As it turns out, though, where the tax shows up matters quite a bit. "Consumers tend to pay more attention to taxes that are included in the posted price than taxes added on at the register," says Jacob Goldin, an economics researcher at Princeton.
Sales taxes aren't obvious to consumers. Most of us are not walking around the grocery store calculating in our heads how much the sales tax will add to what we buy.
"At least for me, I just swipe the credit card, just pay the cash," Goldin says. "It's not even until the end when I get my receipt that I know how much was taxed and how much wasn't.
Economists have actually quantified this. One study found that when taxes were included in groceries' sticker prices, demand went down 8 percent. You see the same effect with automatic tolls like E-ZPass. What you're paying is less obvious, so governments can get away with charging more.
The bottom line for policymakers is clear: If you want people to consume less of something, make the tax more obvious.
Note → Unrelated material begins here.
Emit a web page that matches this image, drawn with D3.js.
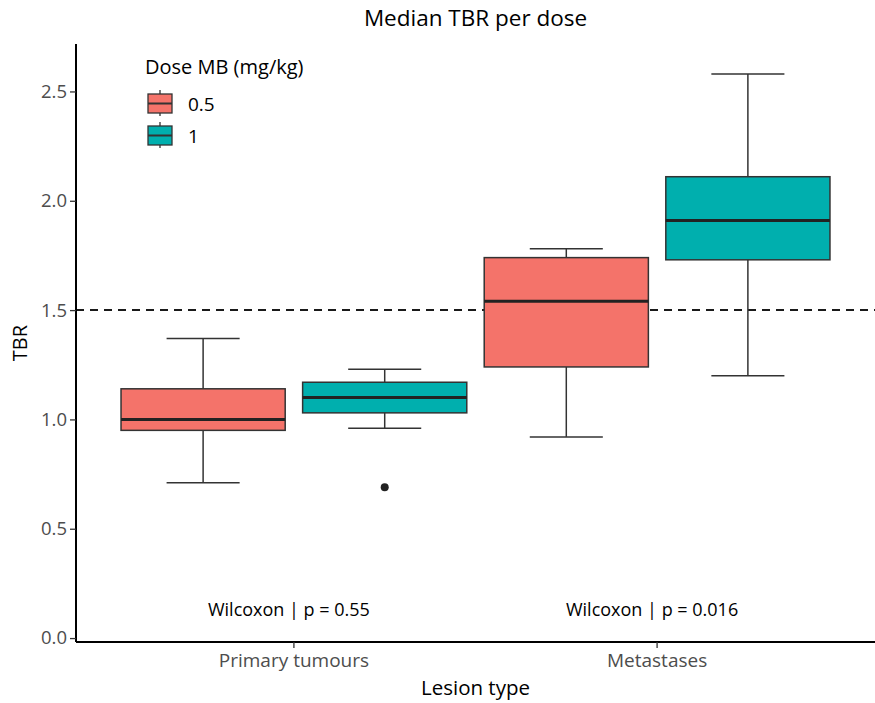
<!DOCTYPE html>
<html>
<head>
<meta charset="utf-8">
<script src="https://cdn.jsdelivr.net/npm/d3@7"></script>
<style>
  body { margin: 0; background: #fff; }
  text { font-family: "Open Sans", "Noto Sans", sans-serif; }
</style>
</head>
<body>
<div id="chart"></div>
<script>
// data
const lesionTypes = ["Primary tumours", "Metastases"];
const doses = ["0.5", "1"];
const doseColors = ["#F4736A", "#00AFAE"];

// [lesion, dose, lowerWhisker, q1, median, q3, upperWhisker]
const boxStats = [
  ["Primary tumours", "0.5", 0.71, 0.95, 1.00, 1.14, 1.37],
  ["Primary tumours", "1",   0.96, 1.03, 1.10, 1.17, 1.23],
  ["Metastases",      "0.5", 0.92, 1.24, 1.54, 1.74, 1.78],
  ["Metastases",      "1",   1.20, 1.73, 1.91, 2.11, 2.58]
];
const outliers = [["Primary tumours", "1", 0.69]];

const threshold = 1.5;
const pLabels = ["Wilcoxon | p = 0.55", "Wilcoxon | p = 0.016"];
const pLabelY = 0.13;
const yTicks = [0, 0.5, 1, 1.5, 2, 2.5];

const W = 875, H = 703;
const margin = {top: 44, right: 0, bottom: 61, left: 76};
const font = "'Open Sans', 'Noto Sans', sans-serif";

const svg = d3.select("#chart").append("svg")
  .attr("width", W)
  .attr("height", H);

const x = d3.scaleBand()
  .domain(lesionTypes)
  .range([margin.left, W - margin.right])
  .paddingInner(0)
  .paddingOuter(0.1);

// dodge inside each lesion band
const xSub = d3.scaleBand()
  .domain(doses)
  .range([-x.bandwidth() * 0.5, x.bandwidth() * 0.5])
  .paddingInner(0.096)
  .paddingOuter(0.048);

const y = d3.scaleLinear()
  .domain([-0.018, 2.717])
  .range([H - margin.bottom, margin.top]);

const color = d3.scaleOrdinal().domain(doses).range(doseColors);

// title
svg.append("text")
  .attr("x", (margin.left + W - margin.right) / 2)
  .attr("y", 26)
  .attr("text-anchor", "middle")
  .attr("font-size", 22.5)
  .attr("fill", "#000")
  .text("Median TBR per dose");

// threshold line
svg.append("line")
  .attr("x1", margin.left)
  .attr("x2", W - margin.right)
  .attr("y1", y(threshold))
  .attr("y2", y(threshold))
  .attr("stroke", "#1a1a1a")
  .attr("stroke-width", 2)
  .attr("stroke-dasharray", "8,6");

// boxes
const boxes = svg.append("g").selectAll("g.box")
  .data(boxStats)
  .join("g")
  .attr("class", "box")
  .attr("transform", d => "translate(" + (x(d[0]) + x.bandwidth() / 2 + xSub(d[1])) + ",0)");

const bw = xSub.bandwidth();
const capW = bw * 0.445;

boxes.append("line")
  .attr("x1", bw / 2).attr("x2", bw / 2)
  .attr("y1", d => y(d[6])).attr("y2", d => y(d[5]))
  .attr("stroke", "#333").attr("stroke-width", 1.5);
boxes.append("line")
  .attr("x1", bw / 2).attr("x2", bw / 2)
  .attr("y1", d => y(d[3])).attr("y2", d => y(d[2]))
  .attr("stroke", "#333").attr("stroke-width", 1.5);
boxes.append("line")
  .attr("x1", bw / 2 - capW / 2).attr("x2", bw / 2 + capW / 2)
  .attr("y1", d => y(d[6])).attr("y2", d => y(d[6]))
  .attr("stroke", "#333").attr("stroke-width", 1.5);
boxes.append("line")
  .attr("x1", bw / 2 - capW / 2).attr("x2", bw / 2 + capW / 2)
  .attr("y1", d => y(d[2])).attr("y2", d => y(d[2]))
  .attr("stroke", "#333").attr("stroke-width", 1.5);
boxes.append("rect")
  .attr("x", 0)
  .attr("width", bw)
  .attr("y", d => y(d[5]))
  .attr("height", d => y(d[3]) - y(d[5]))
  .attr("fill", d => color(d[1]))
  .attr("stroke", "#333")
  .attr("stroke-width", 1.5);
boxes.append("line")
  .attr("x1", 0).attr("x2", bw)
  .attr("y1", d => y(d[4])).attr("y2", d => y(d[4]))
  .attr("stroke", "#222").attr("stroke-width", 3);

svg.append("g").selectAll("circle")
  .data(outliers)
  .join("circle")
  .attr("cx", d => x(d[0]) + x.bandwidth() / 2 + xSub(d[1]) + bw / 2)
  .attr("cy", d => y(d[2]))
  .attr("r", 4)
  .attr("fill", "#222");

// wilcoxon labels
svg.append("g").selectAll("text")
  .data(lesionTypes)
  .join("text")
  .attr("x", d => x(d) + x.bandwidth() / 2 - 5)
  .attr("y", y(pLabelY))
  .attr("dy", "0.35em")
  .attr("text-anchor", "middle")
  .attr("font-size", 18)
  .attr("fill", "#000")
  .text((d, i) => pLabels[i]);

// axes
const yAxis = svg.append("g")
  .attr("transform", "translate(" + margin.left + ",0)")
  .call(d3.axisLeft(y).tickValues(yTicks).tickFormat(d3.format(".1f")).tickSize(6).tickPadding(3));
yAxis.select(".domain").attr("stroke", "#000").attr("stroke-width", 2).attr("d", "M0," + margin.top + "V" + (H - margin.bottom));
yAxis.selectAll(".tick line").attr("stroke", "#333").attr("stroke-width", 1.3);
yAxis.selectAll(".tick text").attr("fill", "#4d4d4d").attr("font-size", 18.5)
  .style("font-family", font);

const xAxis = svg.append("g")
  .attr("transform", "translate(0," + (H - margin.bottom) + ")")
  .call(d3.axisBottom(x).tickSize(6).tickPadding(6));
xAxis.select(".domain").attr("stroke", "#000").attr("stroke-width", 2).attr("d", "M" + margin.left + ",0H" + (W - margin.right));
xAxis.selectAll(".tick line").attr("stroke", "#333").attr("stroke-width", 1.3);
xAxis.selectAll(".tick text").attr("fill", "#4d4d4d").attr("font-size", 19)
  .style("font-family", font);

// axis titles
svg.append("text")
  .attr("x", (margin.left + W - margin.right) / 2)
  .attr("y", 695)
  .attr("text-anchor", "middle")
  .attr("font-size", 20.5)
  .text("Lesion type");

svg.append("text")
  .attr("transform", "translate(27," + ((margin.top + H - margin.bottom) / 2) + ") rotate(-90)")
  .attr("text-anchor", "middle")
  .attr("font-size", 20)
  .text("TBR");

// legend
const legend = svg.append("g").attr("transform", "translate(145,0)");
legend.append("text")
  .attr("x", 0)
  .attr("y", 74)
  .attr("font-size", 20)
  .text("Dose MB (mg/kg)");

const keys = legend.selectAll("g.key")
  .data(doses)
  .join("g")
  .attr("class", "key")
  .attr("transform", (d, i) => "translate(3," + (88 + i * 32) + ")");
keys.append("line")
  .attr("x1", 12).attr("x2", 12)
  .attr("y1", 2).attr("y2", 28)
  .attr("stroke", "#333").attr("stroke-width", 1.3);
keys.append("rect")
  .attr("x", 0).attr("y", 6)
  .attr("width", 24).attr("height", 19)
  .attr("fill", d => color(d))
  .attr("stroke", "#333").attr("stroke-width", 1.3);
keys.append("line")
  .attr("x1", 0).attr("x2", 24)
  .attr("y1", 15.5).attr("y2", 15.5)
  .attr("stroke", "#333").attr("stroke-width", 2);
keys.append("text")
  .attr("x", 40)
  .attr("y", 16)
  .attr("dy", "0.35em")
  .attr("font-size", 19)
  .text(d => d);
</script>
</body>
</html>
If you want to just collect more money, make it less obvious.
But, Goldin says, policies often don't follow these rules. "Soda taxes, candy taxes — this is an area where policymakers have really screwed up if they're trying to get people to drink less soda," he says.
Connecticut, New York and New Jersey are just some of the states that charge higher sales taxes on candy to try to get people to eat less of it. But each uses a not-so-obvious sales tax, so potential candy eaters are less likely to be swayed.
Last year, Colorado voters legalized recreational marijuana, partly because backers promised that a tax on marijuana would help fund schools.
Colorado decided to use both kinds of taxes for marijuana: A 15 percent tax collected during production (that adds to the posted price the consumer sees), and a 10 percent sales tax (that doesn't show up until the moment of purchase).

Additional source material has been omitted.